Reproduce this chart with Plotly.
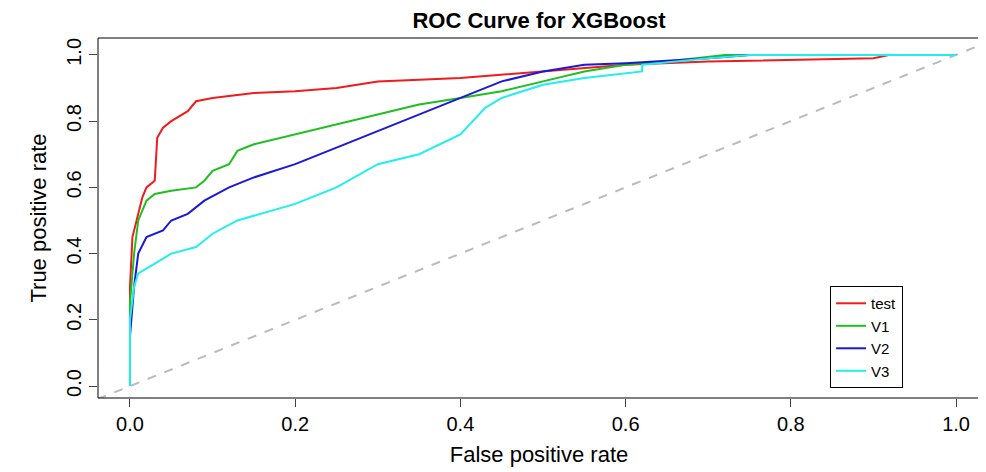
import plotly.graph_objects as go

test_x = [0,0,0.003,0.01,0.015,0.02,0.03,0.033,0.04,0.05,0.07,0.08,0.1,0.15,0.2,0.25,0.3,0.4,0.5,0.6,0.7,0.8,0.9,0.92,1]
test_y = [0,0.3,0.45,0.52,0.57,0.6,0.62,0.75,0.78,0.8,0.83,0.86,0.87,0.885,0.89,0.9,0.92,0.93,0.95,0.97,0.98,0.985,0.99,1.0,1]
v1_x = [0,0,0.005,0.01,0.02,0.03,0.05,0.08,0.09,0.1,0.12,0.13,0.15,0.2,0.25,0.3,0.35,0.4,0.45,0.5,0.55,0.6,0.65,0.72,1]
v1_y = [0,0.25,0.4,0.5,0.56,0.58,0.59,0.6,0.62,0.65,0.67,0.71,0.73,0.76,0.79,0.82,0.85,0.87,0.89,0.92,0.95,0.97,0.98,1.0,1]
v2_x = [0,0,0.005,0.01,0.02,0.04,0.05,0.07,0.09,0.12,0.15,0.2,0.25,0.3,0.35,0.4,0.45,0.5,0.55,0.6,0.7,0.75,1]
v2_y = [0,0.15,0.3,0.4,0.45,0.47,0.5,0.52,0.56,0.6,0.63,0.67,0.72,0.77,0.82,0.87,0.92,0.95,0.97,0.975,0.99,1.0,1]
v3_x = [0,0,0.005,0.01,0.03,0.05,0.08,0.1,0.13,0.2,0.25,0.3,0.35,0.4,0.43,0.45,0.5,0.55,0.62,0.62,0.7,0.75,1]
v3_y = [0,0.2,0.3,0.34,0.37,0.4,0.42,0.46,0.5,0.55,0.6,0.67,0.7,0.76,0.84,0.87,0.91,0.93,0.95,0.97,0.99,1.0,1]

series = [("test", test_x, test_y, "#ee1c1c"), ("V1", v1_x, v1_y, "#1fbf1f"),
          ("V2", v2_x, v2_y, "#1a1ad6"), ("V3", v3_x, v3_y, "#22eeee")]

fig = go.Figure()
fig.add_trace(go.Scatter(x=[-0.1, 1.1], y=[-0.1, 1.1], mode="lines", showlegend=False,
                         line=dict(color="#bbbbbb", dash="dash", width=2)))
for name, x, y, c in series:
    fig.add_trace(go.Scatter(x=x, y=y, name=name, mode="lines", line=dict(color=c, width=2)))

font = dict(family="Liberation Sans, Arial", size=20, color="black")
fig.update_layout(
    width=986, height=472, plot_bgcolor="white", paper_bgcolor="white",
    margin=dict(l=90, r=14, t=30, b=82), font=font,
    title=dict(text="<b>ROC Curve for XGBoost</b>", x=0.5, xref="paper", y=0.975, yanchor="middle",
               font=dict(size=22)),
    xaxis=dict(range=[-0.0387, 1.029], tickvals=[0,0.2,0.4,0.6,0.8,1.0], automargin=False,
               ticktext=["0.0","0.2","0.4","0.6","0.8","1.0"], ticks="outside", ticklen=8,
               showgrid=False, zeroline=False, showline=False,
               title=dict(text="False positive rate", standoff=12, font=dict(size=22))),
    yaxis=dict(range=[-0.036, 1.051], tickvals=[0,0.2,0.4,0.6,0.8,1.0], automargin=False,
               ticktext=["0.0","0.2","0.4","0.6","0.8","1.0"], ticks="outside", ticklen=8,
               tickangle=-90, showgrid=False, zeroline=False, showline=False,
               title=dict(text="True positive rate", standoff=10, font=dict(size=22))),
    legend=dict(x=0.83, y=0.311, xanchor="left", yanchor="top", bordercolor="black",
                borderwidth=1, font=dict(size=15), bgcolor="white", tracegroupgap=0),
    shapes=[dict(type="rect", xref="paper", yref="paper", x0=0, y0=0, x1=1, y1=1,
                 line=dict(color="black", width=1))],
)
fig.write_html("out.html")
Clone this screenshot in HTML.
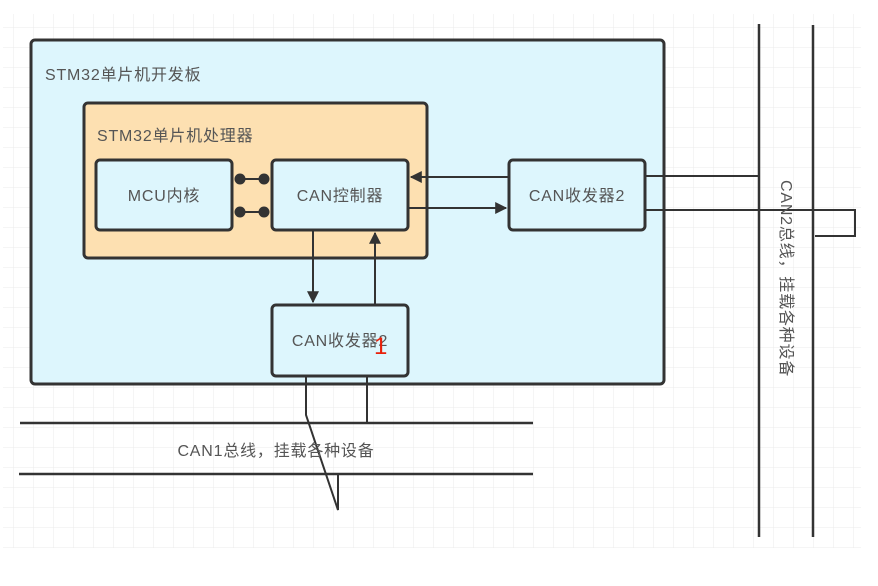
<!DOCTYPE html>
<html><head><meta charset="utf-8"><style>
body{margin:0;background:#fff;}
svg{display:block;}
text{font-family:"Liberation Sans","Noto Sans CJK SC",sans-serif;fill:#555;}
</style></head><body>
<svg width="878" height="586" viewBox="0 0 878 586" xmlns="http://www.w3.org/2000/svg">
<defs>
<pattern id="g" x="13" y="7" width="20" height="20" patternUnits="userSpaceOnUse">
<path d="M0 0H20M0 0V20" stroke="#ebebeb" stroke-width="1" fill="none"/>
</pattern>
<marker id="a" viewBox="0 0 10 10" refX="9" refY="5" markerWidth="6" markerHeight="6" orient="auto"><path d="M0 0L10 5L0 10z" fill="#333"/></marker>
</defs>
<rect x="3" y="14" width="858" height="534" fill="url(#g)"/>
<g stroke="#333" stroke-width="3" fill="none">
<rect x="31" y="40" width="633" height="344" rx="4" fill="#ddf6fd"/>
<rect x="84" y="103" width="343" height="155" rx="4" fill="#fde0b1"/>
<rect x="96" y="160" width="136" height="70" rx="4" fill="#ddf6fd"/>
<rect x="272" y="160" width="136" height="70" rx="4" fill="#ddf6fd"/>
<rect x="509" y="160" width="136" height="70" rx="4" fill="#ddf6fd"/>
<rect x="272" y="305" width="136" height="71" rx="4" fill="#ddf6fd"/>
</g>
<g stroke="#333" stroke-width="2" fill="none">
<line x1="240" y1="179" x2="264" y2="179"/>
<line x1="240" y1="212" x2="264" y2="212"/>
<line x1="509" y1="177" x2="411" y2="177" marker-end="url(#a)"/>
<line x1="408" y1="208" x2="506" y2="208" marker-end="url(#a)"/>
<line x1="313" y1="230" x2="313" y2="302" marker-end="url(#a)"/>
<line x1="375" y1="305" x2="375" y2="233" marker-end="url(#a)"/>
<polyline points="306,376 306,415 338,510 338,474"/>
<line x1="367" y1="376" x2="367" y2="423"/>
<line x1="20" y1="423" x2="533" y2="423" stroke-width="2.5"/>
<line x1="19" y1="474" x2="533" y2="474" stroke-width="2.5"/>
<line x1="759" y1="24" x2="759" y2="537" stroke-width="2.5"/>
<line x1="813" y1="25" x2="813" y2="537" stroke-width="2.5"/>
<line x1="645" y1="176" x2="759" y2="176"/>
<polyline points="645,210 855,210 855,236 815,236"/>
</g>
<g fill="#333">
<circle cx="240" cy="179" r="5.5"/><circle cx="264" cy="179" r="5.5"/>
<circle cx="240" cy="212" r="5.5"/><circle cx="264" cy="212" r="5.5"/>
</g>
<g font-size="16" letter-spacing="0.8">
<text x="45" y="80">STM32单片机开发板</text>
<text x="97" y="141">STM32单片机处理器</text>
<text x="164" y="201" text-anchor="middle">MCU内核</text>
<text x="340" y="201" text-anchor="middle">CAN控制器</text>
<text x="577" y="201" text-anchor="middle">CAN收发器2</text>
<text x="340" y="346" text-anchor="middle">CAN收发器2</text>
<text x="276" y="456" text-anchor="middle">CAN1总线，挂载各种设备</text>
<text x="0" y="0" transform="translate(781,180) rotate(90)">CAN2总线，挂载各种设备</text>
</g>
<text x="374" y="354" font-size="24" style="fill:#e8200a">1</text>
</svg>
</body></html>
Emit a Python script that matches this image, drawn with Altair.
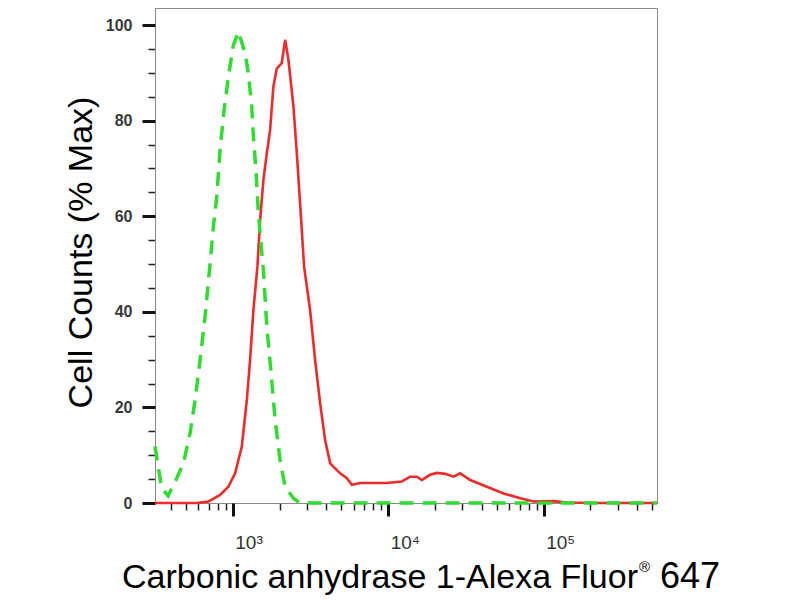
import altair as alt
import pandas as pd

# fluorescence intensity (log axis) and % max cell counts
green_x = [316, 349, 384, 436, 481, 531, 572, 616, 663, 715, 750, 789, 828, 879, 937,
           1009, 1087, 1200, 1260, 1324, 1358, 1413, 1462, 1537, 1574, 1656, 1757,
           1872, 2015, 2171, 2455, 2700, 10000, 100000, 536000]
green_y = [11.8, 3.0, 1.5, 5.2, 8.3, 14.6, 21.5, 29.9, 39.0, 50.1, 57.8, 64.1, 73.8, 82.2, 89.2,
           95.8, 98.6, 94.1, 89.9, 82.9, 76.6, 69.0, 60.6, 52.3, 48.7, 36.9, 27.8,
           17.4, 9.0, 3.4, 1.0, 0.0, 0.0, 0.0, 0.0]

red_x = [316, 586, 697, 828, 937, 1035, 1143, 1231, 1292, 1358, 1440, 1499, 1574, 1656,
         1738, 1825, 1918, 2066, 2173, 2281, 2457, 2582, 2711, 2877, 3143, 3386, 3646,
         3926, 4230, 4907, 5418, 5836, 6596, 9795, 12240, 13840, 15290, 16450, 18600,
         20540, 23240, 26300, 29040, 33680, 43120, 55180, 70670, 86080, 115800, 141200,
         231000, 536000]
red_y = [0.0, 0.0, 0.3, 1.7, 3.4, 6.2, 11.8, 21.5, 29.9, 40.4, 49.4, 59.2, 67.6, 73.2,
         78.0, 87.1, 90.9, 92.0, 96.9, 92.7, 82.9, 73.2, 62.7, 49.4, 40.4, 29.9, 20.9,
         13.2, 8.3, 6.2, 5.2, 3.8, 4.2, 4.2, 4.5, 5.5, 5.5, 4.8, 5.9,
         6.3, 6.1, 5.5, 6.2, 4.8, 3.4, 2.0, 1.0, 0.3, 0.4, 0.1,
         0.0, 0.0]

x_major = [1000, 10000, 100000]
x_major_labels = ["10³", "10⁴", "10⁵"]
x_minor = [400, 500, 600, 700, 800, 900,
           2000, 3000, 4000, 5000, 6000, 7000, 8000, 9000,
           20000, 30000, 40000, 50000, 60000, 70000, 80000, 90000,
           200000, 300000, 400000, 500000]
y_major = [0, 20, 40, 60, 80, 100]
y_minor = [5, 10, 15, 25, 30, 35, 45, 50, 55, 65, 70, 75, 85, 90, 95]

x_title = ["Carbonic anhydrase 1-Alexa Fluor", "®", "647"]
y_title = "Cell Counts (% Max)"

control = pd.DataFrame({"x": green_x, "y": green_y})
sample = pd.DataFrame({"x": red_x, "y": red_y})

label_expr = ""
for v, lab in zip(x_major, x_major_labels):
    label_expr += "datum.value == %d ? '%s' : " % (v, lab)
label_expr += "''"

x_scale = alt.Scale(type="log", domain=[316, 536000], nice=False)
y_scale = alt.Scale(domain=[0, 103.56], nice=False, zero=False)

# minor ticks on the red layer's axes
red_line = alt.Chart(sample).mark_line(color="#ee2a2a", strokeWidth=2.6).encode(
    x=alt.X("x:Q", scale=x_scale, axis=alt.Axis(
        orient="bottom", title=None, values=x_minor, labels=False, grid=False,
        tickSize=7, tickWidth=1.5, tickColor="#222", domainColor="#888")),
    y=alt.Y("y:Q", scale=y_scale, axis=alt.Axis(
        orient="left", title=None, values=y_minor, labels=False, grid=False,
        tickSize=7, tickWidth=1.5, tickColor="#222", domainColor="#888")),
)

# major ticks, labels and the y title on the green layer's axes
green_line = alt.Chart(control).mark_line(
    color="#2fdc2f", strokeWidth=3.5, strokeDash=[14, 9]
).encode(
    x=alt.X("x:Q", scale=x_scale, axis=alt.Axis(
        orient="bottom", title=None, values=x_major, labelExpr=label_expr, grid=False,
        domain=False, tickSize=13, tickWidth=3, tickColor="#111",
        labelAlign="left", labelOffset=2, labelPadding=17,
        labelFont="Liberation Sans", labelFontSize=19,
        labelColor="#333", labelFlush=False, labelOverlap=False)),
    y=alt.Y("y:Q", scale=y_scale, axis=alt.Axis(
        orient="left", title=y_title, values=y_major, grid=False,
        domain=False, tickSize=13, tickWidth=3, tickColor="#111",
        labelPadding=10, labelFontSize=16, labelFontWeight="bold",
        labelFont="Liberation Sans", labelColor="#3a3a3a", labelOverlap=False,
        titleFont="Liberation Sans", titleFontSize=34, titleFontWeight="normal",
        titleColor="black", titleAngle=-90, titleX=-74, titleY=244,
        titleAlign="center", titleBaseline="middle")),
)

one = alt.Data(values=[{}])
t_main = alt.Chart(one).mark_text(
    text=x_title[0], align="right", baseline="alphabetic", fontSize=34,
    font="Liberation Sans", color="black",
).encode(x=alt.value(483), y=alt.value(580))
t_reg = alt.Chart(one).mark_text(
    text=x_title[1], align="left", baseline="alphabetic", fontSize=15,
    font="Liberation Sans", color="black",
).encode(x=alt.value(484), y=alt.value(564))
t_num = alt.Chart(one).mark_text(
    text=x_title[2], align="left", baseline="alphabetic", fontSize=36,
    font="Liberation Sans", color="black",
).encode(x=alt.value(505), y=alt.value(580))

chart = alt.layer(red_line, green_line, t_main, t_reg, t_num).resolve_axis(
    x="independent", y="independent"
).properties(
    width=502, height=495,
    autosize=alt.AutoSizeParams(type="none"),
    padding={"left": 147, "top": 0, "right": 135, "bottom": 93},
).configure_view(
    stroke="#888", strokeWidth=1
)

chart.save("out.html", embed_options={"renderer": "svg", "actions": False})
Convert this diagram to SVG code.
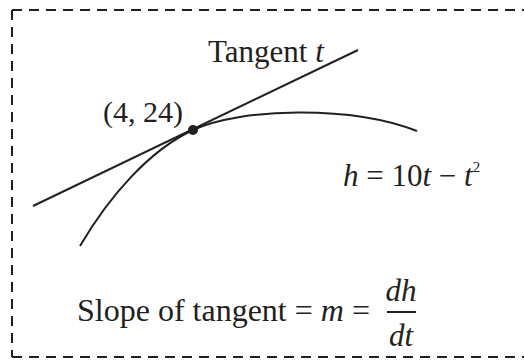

---

**TO BE DONE**.
Print, exactly as written, the lines above from the first one to the one containing "import plotly.graph_objects as go". Leave out pictures.

**ANSWER**.
Reproduce this chart with Plotly.
import plotly.graph_objects as go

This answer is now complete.